It made me think of Shakespeare (writer of plays for the Elizabethan stage). While he lacks a brazen enthusiast on the order of Tim McCarver, he does have his share of defenders. One of them, in hyperbolic frenzy, could feasibly insist that he, too, is "a man who has never received criticism of any kind."
This came up over at the Common Errors in English Usage Daily Entry blog a couple of weeks ago. The entry was specifically about the expression "between you and me" vs. "between you and I," with a preference for the former in standard usage. A commenter protested—rightly, perhaps—the softness of the recommendation:
Are you really saying that "between you and I" is vaguely acceptable? Does that mean that "They gave a gift to I" is also vaguely acceptable? However will we teach anyone the rules of grammar if we allow the inclusion of another person to permit "I" as an objective case pronoun?I followed up with a comment to the effect that while English grammar requires the objective case, me, when following a preposition, in English usage there are plenty of well-educated native speakers of English who naturally say "between you and I." In written English the numbers are strongly in favor of "between you and me," but even there someone could play the Shakespeare card, noting that the Bard himself wrote in The Merchant of Venice, "All debts are cleared between you and I."

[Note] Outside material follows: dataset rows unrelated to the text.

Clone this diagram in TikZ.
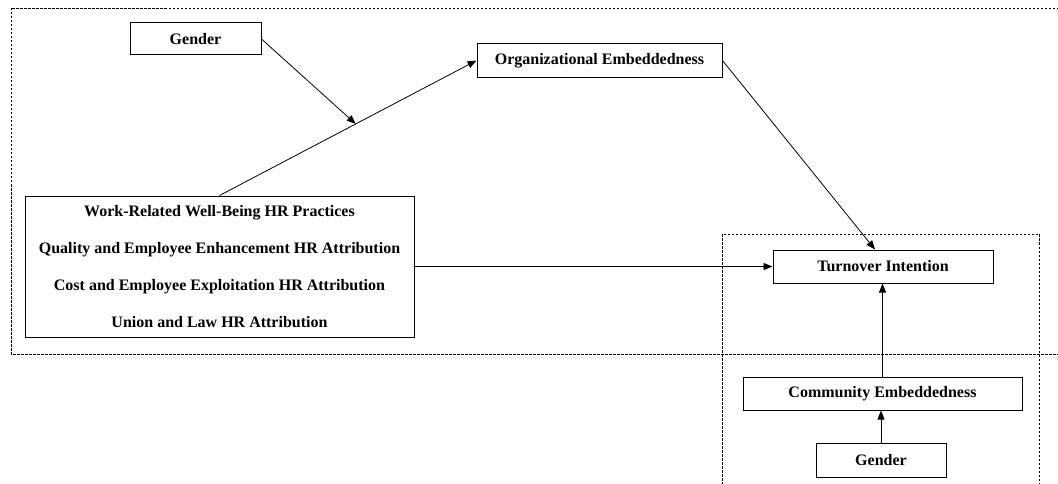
\documentclass[tikz,border=0pt]{standalone}
\usepackage{fontspec}
\setmainfont{Liberation Serif}
\usetikzlibrary{arrows.meta,calc}
\tikzset{
  box/.style={draw, line width=1pt, inner sep=0pt, font=\fontsize{16}{19}\selectfont\bfseries, align=center},
  conn/.style={line width=0.8pt, -{Triangle[length=9pt,width=7pt]}},
  grp/.style={line width=0.7pt, dash pattern=on 2.5pt off 1.5pt}
}
\begin{document}
\begin{tikzpicture}[x=1pt,y=-1pt]
\useasboundingbox (0,0) rectangle (1058,484);
\fill[white] (0,0) rectangle (1058,484);
\begin{scope}
\clip (0,0) rectangle (1058,484);
\draw[grp] (11,8) rectangle (1065,354);
\draw[grp] (722,234) rectangle (1039,495);
\end{scope}
\node[box, minimum width=131pt, minimum height=32pt] (g1) at (195.5,39) {Gender};
\node[box, minimum width=245pt, minimum height=34pt] (org) at (599.5,60.5) {Organizational Embeddedness};
\node[box, minimum width=389pt, minimum height=141pt, font=\fontsize{16}{37}\selectfont\bfseries] (work) at (219.5,266.5)
  {Work-Related Well-Being HR Practices\\Quality and Employee Enhancement HR Attribution\\Cost and Employee Exploitation HR Attribution\\Union and Law HR Attribution};
\node[box, minimum width=220pt, minimum height=33pt] (turn) at (883,266.5) {Turnover Intention};
\node[box, minimum width=279pt, minimum height=33pt] (comm) at (882.5,393.5) {Community Embeddedness};
\node[box, minimum width=130pt, minimum height=34pt] (g2) at (881,460) {Gender};
\draw[conn] (work.north) -- coordinate[pos=0.53] (mod) (org.west);
\draw[conn] (g1.east) -- (mod);
\draw[conn] (org.east) -- ([xshift=-8pt]turn.north);
\draw[conn] (work.east) -- (turn.west);
\draw[conn] (comm.north) -- (comm.north |- turn.south);
\draw[conn] (g2.north) -- (g2.north |- comm.south);
\end{tikzpicture}
\end{document}
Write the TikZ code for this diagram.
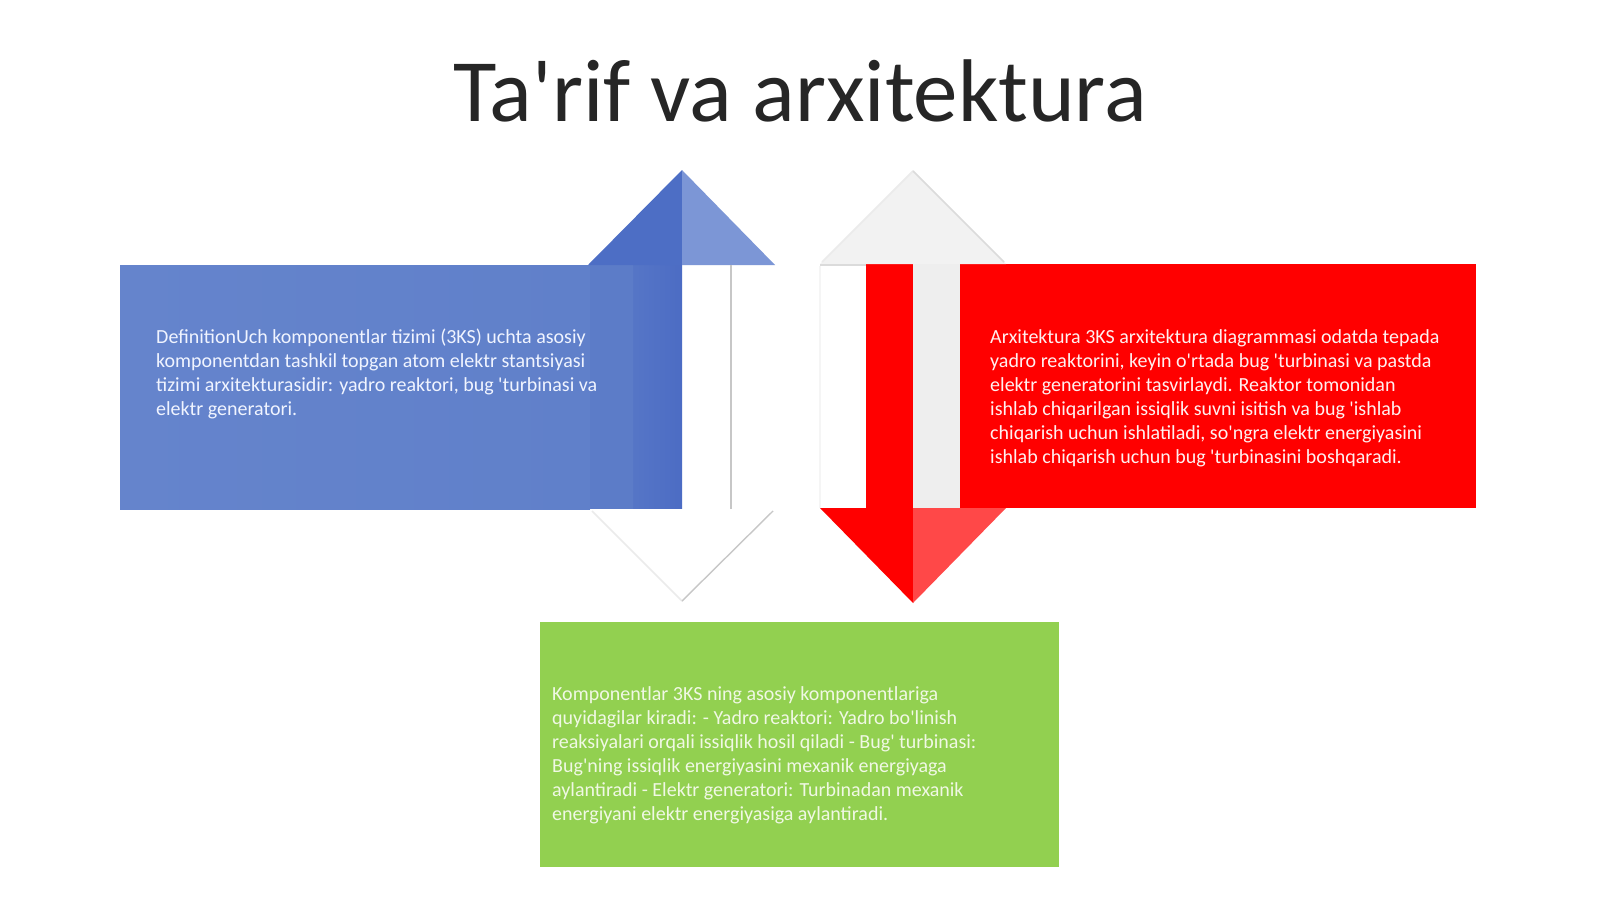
\documentclass[tikz,border=0pt]{standalone}
\usepackage{fontspec}
\setmainfont{Carlito}[Ligatures=TeXOff]
\definecolor{titlecol}{RGB}{38,38,38}
\definecolor{bluemain}{RGB}{96,128,202}
\definecolor{blueleft}{RGB}{101,132,204}
\definecolor{blueband}{RGB}{92,124,200}
\definecolor{bluedark}{RGB}{76,108,196}
\definecolor{bluehead}{RGB}{77,110,197}
\definecolor{bluelight}{RGB}{124,150,214}
\definecolor{redmain}{RGB}{255,0,0}
\definecolor{redlight}{RGB}{255,72,72}
\definecolor{greyshaft}{RGB}{238,238,238}
\definecolor{greyhead}{RGB}{242,242,242}
\definecolor{greenmain}{RGB}{146,208,80}
\definecolor{bluetext}{RGB}{240,244,255}
\definecolor{redtext}{RGB}{255,240,240}
\definecolor{greentext}{RGB}{240,248,228}
\tikzset{
  bodytext/.style={anchor=north west, inner sep=0pt, align=left,
    font=\fontsize{20}{24}\selectfont},
  shadowline/.style={draw=black!22, line width=1.4pt},
  faintline/.style={draw=black!8, line width=1.6pt},
}
\begin{document}
\begin{tikzpicture}[x=1pt,y=-1pt]
\useasboundingbox (0,0) rectangle (1600,899);
\fill[white] (0,0) rectangle (1600,899);

% title
\node[anchor=base, inner sep=0pt, text=titlecol, font=\fontsize{89}{89}\selectfont] (title) at (800,121) {Ta'rif va arxitektura};

% ---------- blue part ----------
\shade[left color=blueleft, right color=bluemain] (120,265) rectangle (590,509);
\fill[blueband] (590,265) rectangle (633,509);
\shade[left color=blueband!60!bluedark, right color=bluedark] (633,265) rectangle (682,509);
\fill[bluehead] (588,265) -- (682,170) -- (682,265) -- cycle;
\fill[bluelight] (682,170) -- (775,265) -- (682,265) -- cycle;
% white shaft edge
\draw[shadowline] (731,265) -- (731,509);
% white down head
\fill[white] (590,509) -- (682,603) -- (775,509) -- cycle;
\draw[faintline] (592,511) -- (682,601);
\draw[shadowline] (682,601) -- (773,511);

% ---------- red part ----------
\fill[redmain] (960,264) rectangle (1476,508);
\fill[redmain] (866,264) rectangle (913,508);
\fill[greyshaft] (913,264) rectangle (960,508);
\fill[redmain] (820,508) -- (913,603) -- (913,508) -- cycle;
\fill[redlight] (913,508) -- (1006,508) -- (913,603) -- cycle;
\fill[greyhead] (820,264) -- (913,170) -- (1006,264) -- cycle;
\draw[faintline] (822,262) -- (913,171);
\draw[draw=black!14, line width=1.6pt] (913,171) -- (1004,262);
\draw[draw=black!14, line width=1.2pt] (820,265) -- (866,265);
\draw[draw=black!4, line width=1.2pt] (820,266) -- (820,508);

% ---------- green part ----------
\fill[greenmain] (540,622) rectangle (1059,867);

% texts
\node[bodytext, text=bluetext] (deftext) at (156,327) {\rule{0pt}{16pt}DefinitionUch komponentlar tizimi (3KS) uchta asosiy\\
komponentdan tashkil topgan atom elektr stantsiyasi\\
tizimi arxitekturasidir: yadro reaktori, bug 'turbinasi va\\
elektr generatori.};

\node[bodytext, text=redtext] (archtext) at (990,327) {\rule{0pt}{16pt}Arxitektura 3KS arxitektura diagrammasi odatda tepada\\
yadro reaktorini, keyin o'rtada bug 'turbinasi va pastda\\
elektr generatorini tasvirlaydi. Reaktor tomonidan\\
ishlab chiqarilgan issiqlik suvni isitish va bug 'ishlab\\
chiqarish uchun ishlatiladi, so'ngra elektr energiyasini\\
ishlab chiqarish uchun bug 'turbinasini boshqaradi.};

\node[bodytext, text=greentext] (comptext) at (552,684) {\rule{0pt}{16pt}Komponentlar 3KS ning asosiy komponentlariga\\
quyidagilar kiradi: - Yadro reaktori: Yadro bo'linish\\
reaksiyalari orqali issiqlik hosil qiladi - Bug' turbinasi:\\
Bug'ning issiqlik energiyasini mexanik energiyaga\\
aylantiradi - Elektr generatori: Turbinadan mexanik\\
energiyani elektr energiyasiga aylantiradi.};
\end{tikzpicture}
\end{document}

Whether he deserves it or not, Shakespeare gets all kinds of slack when it comes to grammar. It may be that grammar as we know it was not codified in Shakespeare's day, it may be that Shakespeare was very self-aware in his preference for usage over structure, or it may be something else. But there are many instances of Shakespeare engaged in usage that seems quite incorrect to us. The essay linked to above points to expressions like "more fitter" and "most unkindest," plus a seeming lack of nominative and subjective case sense to distinguish "who" from "whom."
This really comes down to the grammar vs. usage dichotomy, which actually is not normally a dichotomy at all. English usage and English grammar are quite often one and the same. But there are times you just have to play it as it lays [an ungrammatical use of the verb "to lie"] and let a feel for proper usage, rather than formal grammar, be your guide. In other words, loudly and proudly announce "It's me!" and not "It is I" when you arrive home from work tonight. Really, really do that, because there really are times good grammar will destroy you.
So by all means, study the structure of grammar, but if you never want to receive any criticism of any kind, you need to understand English usage.